**TASK TO CARRY OUT**. From the line containing "Write a Python" through the line containing "PX_PER_BP = 5.354", retype each line exactly; include both end lines and nothing beyond them.

**TASK MATERIAL**.
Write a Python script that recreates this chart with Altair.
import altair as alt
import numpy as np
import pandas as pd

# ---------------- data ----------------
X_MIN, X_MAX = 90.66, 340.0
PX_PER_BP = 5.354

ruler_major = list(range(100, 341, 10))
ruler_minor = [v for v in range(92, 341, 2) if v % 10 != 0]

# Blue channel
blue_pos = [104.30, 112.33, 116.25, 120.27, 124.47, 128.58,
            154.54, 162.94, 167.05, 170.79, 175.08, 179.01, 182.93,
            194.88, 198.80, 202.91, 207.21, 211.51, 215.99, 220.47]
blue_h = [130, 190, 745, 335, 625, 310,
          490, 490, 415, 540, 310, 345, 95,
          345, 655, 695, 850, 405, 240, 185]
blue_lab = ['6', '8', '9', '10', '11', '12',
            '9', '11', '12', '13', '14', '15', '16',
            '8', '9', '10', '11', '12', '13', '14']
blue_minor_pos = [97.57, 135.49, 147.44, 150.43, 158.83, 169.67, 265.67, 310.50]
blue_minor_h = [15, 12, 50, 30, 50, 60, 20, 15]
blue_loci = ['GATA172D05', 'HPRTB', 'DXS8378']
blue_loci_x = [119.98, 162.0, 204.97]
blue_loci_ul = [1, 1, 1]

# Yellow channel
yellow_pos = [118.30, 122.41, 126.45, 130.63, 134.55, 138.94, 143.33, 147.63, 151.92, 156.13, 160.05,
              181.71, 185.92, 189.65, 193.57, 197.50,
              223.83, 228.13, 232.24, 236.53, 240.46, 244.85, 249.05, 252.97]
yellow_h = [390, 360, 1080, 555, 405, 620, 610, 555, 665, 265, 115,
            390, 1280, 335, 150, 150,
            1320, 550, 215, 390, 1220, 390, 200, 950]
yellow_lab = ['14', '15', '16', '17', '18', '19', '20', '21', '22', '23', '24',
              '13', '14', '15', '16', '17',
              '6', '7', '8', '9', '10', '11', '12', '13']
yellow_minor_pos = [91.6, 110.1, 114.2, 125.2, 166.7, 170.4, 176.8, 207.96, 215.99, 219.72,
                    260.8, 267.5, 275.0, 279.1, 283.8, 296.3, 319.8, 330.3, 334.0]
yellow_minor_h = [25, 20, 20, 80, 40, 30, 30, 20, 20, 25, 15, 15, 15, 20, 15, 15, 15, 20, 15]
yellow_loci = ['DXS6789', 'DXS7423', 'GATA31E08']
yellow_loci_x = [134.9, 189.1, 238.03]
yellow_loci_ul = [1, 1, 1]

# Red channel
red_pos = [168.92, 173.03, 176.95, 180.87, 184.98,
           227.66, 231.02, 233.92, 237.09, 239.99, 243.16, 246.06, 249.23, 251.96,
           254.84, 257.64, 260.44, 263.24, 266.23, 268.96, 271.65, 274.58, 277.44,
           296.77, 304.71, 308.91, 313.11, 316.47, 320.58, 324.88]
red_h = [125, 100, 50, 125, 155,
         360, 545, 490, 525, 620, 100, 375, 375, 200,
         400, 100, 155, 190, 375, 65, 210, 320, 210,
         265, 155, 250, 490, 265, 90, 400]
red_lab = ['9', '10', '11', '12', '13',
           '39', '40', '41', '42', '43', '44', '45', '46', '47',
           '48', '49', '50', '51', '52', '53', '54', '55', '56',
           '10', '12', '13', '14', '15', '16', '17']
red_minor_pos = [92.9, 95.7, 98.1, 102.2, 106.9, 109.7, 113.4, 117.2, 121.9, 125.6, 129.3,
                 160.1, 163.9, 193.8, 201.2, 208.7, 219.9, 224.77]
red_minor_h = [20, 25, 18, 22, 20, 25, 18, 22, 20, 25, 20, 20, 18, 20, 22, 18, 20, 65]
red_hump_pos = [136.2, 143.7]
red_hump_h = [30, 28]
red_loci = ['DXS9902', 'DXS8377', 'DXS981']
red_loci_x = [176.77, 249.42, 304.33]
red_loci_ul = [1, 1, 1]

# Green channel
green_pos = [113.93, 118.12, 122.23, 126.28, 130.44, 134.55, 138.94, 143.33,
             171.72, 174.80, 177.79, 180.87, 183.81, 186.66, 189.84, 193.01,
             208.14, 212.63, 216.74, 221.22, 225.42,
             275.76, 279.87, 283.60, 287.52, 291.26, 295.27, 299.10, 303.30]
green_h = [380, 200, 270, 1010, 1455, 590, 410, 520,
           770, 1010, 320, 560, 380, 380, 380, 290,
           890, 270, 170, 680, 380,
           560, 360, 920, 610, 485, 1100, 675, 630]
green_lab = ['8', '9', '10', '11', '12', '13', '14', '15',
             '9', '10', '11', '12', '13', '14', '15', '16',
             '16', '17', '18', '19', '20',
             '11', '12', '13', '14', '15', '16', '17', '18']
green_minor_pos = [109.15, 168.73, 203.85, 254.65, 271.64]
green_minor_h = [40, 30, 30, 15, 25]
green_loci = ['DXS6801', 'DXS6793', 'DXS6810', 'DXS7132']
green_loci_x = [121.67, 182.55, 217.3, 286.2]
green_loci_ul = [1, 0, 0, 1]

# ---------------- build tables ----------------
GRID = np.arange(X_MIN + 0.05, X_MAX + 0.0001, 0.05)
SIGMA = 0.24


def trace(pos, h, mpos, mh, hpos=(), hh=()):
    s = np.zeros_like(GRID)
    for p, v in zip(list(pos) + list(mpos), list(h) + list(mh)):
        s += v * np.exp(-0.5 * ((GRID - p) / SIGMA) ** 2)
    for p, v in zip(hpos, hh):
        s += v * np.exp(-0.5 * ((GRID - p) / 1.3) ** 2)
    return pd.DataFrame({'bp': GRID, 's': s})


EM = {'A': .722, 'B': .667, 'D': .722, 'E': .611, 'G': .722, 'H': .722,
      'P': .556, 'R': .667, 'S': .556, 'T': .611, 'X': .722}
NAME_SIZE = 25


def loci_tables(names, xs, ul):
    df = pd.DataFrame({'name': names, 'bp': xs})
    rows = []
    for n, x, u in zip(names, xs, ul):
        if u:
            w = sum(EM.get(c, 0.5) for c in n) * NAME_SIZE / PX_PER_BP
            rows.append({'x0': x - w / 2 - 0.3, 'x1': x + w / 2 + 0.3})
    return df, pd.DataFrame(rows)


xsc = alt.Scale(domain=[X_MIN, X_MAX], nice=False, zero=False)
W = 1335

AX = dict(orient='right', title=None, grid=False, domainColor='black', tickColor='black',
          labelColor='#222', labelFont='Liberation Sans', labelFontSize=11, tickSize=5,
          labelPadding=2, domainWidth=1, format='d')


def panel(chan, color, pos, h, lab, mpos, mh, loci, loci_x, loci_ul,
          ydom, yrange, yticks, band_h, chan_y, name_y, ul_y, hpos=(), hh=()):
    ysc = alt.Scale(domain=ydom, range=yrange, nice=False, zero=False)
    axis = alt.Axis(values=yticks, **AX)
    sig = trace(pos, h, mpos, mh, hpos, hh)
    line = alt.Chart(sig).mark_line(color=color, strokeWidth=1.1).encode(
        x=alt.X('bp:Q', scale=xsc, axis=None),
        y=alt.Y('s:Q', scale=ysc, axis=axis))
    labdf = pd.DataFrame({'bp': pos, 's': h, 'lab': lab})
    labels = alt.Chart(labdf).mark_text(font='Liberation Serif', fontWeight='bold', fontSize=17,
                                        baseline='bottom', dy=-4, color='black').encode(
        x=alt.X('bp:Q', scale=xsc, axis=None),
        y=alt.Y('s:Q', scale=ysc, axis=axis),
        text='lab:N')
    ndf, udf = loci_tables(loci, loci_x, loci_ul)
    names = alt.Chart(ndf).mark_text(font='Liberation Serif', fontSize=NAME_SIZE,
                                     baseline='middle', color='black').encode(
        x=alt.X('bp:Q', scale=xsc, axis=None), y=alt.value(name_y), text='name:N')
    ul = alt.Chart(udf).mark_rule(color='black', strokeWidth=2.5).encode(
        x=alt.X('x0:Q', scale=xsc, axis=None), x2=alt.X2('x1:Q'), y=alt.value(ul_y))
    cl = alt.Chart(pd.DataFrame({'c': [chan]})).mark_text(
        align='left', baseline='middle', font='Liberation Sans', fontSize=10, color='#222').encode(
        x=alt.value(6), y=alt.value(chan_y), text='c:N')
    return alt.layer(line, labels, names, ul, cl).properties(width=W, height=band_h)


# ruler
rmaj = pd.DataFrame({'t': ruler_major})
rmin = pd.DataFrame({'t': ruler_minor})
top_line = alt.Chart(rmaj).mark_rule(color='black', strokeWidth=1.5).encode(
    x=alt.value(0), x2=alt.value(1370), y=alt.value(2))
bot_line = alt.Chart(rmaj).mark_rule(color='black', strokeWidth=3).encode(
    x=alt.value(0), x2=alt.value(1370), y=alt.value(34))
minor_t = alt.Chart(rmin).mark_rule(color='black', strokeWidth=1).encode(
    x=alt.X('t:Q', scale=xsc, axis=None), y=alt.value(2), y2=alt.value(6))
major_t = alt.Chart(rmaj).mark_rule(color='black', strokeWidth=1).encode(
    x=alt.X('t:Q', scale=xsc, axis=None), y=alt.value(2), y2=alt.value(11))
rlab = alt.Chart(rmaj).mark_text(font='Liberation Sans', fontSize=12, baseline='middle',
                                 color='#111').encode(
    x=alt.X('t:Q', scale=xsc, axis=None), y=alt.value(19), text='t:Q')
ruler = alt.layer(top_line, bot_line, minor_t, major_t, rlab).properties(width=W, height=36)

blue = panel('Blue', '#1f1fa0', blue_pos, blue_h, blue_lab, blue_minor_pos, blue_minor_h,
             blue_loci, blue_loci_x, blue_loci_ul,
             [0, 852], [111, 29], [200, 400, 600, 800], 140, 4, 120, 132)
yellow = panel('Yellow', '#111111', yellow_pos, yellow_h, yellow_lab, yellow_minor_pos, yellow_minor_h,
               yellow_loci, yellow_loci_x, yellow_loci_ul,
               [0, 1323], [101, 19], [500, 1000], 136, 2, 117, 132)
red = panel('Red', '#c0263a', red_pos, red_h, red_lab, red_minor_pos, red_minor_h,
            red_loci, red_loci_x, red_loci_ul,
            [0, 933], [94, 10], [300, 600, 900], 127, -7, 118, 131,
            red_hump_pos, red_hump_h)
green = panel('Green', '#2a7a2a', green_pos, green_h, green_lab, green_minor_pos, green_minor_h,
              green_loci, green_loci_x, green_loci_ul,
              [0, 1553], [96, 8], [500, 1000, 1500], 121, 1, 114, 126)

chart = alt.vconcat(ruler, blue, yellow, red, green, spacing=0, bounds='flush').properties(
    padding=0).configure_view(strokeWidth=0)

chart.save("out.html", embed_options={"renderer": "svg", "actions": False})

==

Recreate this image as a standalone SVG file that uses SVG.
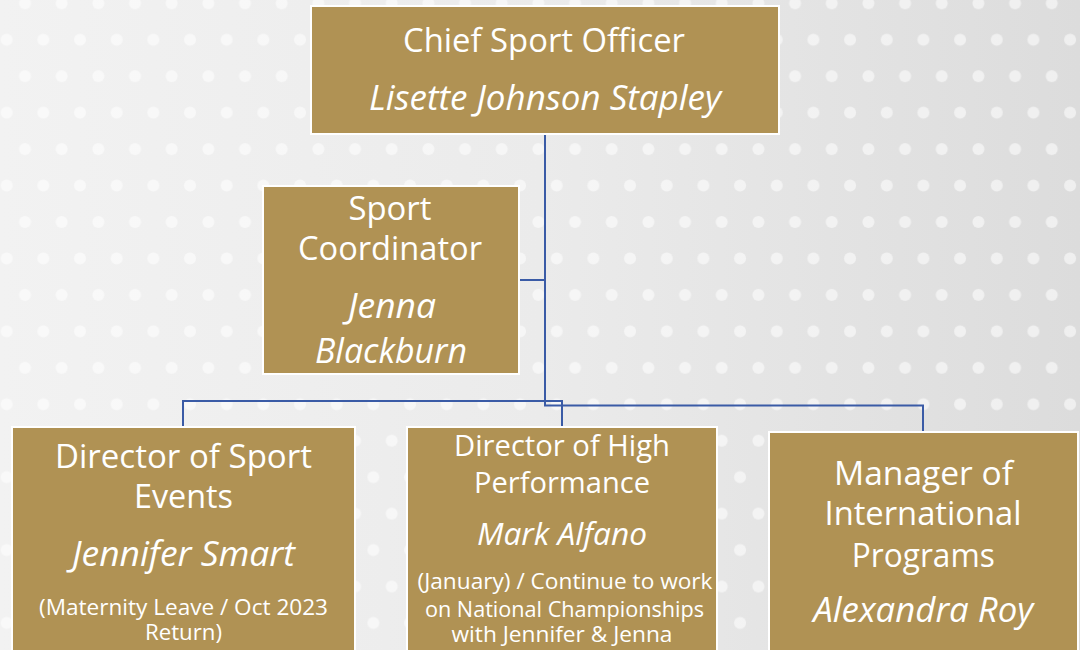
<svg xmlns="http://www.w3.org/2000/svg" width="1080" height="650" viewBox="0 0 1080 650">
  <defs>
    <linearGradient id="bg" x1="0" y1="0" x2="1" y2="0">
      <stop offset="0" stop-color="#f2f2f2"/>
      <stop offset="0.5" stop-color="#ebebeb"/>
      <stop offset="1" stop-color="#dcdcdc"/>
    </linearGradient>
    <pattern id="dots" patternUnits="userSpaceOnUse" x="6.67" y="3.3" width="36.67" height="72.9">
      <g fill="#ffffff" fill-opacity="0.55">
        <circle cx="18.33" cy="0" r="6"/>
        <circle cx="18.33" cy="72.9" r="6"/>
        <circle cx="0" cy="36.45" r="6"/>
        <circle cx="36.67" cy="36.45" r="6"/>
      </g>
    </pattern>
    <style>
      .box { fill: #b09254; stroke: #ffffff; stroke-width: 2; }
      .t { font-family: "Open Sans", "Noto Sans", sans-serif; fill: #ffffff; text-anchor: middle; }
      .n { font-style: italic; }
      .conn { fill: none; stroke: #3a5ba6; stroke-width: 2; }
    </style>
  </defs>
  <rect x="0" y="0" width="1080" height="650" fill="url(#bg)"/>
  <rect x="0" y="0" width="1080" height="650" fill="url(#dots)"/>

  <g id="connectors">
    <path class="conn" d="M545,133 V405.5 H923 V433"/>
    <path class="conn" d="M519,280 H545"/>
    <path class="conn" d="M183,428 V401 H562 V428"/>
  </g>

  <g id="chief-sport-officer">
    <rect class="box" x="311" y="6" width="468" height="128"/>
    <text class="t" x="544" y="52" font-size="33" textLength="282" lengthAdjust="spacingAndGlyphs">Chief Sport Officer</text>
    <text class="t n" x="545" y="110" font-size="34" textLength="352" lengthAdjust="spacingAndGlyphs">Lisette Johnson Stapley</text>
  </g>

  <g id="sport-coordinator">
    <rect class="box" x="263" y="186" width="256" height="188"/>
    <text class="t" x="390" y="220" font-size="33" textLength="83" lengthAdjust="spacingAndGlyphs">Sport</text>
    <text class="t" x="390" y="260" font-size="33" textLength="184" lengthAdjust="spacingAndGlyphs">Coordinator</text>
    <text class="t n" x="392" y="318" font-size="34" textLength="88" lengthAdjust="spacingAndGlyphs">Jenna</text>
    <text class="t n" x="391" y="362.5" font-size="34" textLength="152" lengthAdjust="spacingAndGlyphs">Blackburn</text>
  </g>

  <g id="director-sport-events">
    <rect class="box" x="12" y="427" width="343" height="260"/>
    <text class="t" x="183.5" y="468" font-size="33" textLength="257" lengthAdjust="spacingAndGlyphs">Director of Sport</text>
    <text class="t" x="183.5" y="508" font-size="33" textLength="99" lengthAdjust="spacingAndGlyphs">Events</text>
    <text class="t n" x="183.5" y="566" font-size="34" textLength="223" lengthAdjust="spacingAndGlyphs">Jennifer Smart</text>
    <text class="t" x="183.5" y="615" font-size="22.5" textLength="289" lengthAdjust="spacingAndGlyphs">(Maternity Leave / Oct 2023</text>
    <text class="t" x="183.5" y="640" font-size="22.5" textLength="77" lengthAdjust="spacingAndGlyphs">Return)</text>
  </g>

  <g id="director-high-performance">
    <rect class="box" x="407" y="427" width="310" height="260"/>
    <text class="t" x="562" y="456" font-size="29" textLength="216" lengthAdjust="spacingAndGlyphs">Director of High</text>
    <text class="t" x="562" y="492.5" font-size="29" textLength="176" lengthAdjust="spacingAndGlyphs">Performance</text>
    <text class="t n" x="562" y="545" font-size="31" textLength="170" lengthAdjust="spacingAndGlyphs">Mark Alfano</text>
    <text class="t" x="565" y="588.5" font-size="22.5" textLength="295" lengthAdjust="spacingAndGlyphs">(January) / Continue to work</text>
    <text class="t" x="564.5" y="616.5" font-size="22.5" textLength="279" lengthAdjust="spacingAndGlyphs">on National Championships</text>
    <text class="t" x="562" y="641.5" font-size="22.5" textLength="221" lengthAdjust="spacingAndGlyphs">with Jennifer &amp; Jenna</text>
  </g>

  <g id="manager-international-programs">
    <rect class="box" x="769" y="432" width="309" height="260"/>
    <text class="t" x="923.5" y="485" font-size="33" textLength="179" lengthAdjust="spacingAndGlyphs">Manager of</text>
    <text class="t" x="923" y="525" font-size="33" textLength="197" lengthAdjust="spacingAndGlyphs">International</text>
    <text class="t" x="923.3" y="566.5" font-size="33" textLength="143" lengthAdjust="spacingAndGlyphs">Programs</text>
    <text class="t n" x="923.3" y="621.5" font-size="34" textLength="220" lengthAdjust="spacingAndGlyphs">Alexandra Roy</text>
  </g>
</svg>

**RESULT OF THE TASK**.
Write a Python script that recreates this chart with Altair.
import altair as alt
import numpy as np
import pandas as pd

# ---------------- data ----------------
X_MIN, X_MAX = 90.66, 340.0
PX_PER_BP = 5.354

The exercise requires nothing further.